- _Challenge_
Scan the data below for the string "this". Show every line where it turns up.
* Start Data records *
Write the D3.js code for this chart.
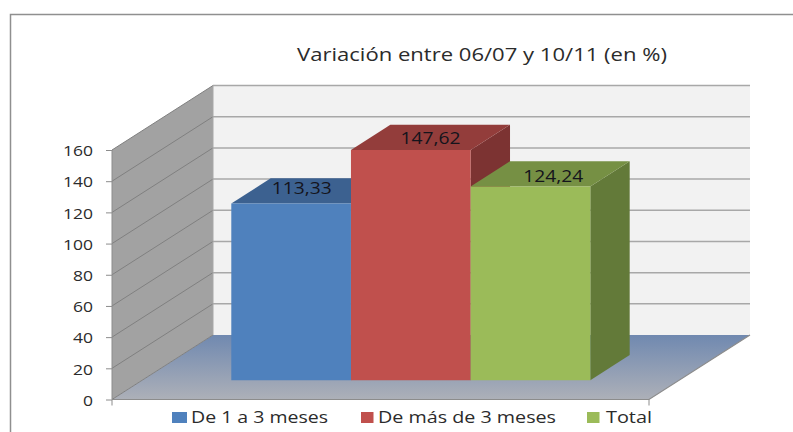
* End Data records *
* Start Data records *
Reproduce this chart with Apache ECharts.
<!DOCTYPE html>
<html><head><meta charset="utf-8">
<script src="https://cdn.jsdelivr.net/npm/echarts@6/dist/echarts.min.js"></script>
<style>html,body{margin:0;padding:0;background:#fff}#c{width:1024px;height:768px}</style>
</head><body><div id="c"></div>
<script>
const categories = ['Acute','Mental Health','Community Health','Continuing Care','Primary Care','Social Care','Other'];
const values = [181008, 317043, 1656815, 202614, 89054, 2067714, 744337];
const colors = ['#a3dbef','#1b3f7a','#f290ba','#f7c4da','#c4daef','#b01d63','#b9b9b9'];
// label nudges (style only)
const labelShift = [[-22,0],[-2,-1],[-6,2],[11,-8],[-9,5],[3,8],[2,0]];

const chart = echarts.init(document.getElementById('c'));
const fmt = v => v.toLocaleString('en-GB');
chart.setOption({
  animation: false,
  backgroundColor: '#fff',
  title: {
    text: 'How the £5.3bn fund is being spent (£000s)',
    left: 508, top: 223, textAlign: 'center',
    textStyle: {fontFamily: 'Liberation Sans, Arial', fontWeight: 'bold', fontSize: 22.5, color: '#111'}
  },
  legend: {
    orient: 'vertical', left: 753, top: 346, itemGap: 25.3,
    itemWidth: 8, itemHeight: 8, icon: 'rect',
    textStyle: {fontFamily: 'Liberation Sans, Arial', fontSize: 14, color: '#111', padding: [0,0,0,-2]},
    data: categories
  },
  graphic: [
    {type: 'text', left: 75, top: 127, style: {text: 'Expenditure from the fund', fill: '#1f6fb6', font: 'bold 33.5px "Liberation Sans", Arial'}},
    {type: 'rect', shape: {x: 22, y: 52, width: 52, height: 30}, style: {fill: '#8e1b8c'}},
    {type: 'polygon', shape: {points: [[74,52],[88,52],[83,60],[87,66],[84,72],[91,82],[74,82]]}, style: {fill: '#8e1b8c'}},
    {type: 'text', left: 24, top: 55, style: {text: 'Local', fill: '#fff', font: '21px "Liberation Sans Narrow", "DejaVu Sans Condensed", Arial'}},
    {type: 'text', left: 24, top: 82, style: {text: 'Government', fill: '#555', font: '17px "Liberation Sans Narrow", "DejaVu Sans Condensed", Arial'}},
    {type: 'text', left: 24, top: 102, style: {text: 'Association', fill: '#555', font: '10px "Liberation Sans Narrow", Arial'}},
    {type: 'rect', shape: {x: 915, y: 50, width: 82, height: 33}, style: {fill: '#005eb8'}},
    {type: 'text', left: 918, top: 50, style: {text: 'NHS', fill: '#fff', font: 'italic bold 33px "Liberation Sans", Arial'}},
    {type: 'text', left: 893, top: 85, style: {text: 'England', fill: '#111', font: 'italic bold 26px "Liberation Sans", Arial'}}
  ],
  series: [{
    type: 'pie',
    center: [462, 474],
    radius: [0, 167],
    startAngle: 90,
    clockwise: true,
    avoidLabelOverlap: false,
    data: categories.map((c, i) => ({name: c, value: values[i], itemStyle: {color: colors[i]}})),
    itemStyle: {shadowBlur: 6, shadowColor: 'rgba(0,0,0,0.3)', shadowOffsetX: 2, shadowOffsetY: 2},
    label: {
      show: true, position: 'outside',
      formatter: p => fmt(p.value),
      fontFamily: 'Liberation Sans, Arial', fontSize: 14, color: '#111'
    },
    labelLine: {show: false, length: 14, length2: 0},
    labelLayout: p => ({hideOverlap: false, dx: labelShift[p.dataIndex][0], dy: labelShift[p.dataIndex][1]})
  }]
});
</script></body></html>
* End Data records *
- _Written response_
Write the D3.js code for this chart.
Reproduce this chart with Apache ECharts.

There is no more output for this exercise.